Dr. James J. Reeves earned a BS in mineral engineering-physics (1976), MS in geophysical engineering (1979) and a PhD in geophysics (1984) from the Colorado School of Mines. He is a registered professional engineer with the State of Texas. He started his career with Gulf Oil as a seismic interpreter, exploring the Delaware and Midland basins of West Texas. After graduation, he worked for Pectin Int’l Co., coordinating seismic-data acquisition and processing in eastern Syria; as an assistant professor of geology at the University of Texas of the Permian basin; as a research associate professor for Texas Tech University’s Center for Applied Petrophysical Studies; and was a co-founder and Chairman of the West Texas Earth Resources Institute (WTERI).
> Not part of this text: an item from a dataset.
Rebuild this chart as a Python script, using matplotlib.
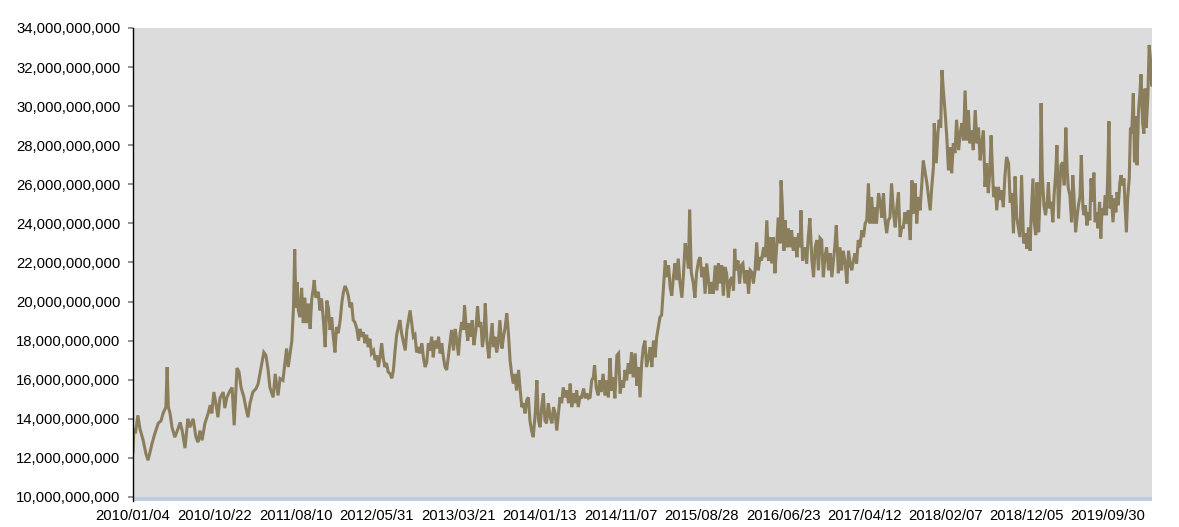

In 1992, Dr. Reeves and his partner, W. Hoxie Smith, formed GeoSpectrum, Inc. (www.geospectrum.com) where they have been in business for the last 10 years.

 

W. Hoxie Smith earned a BS in geology in 1982 from Colorado State University, and a MS in geology from the University of Texas of the Permian basin in 1995. His oil and gas industry experience includes: ARCO Exploration (1983) in Colorado; ARCO Oil and Gas (1986) in Midland, Texas, and four years as a geophysicist with Dawson Geophysical. He is a principal and vice president of GeoSpectrum, Inc., where he serves as the main marketing contact and project manager for industry and government projects. Smith has presented at numerous professional society meetings, including SEG, SPE and AAPG.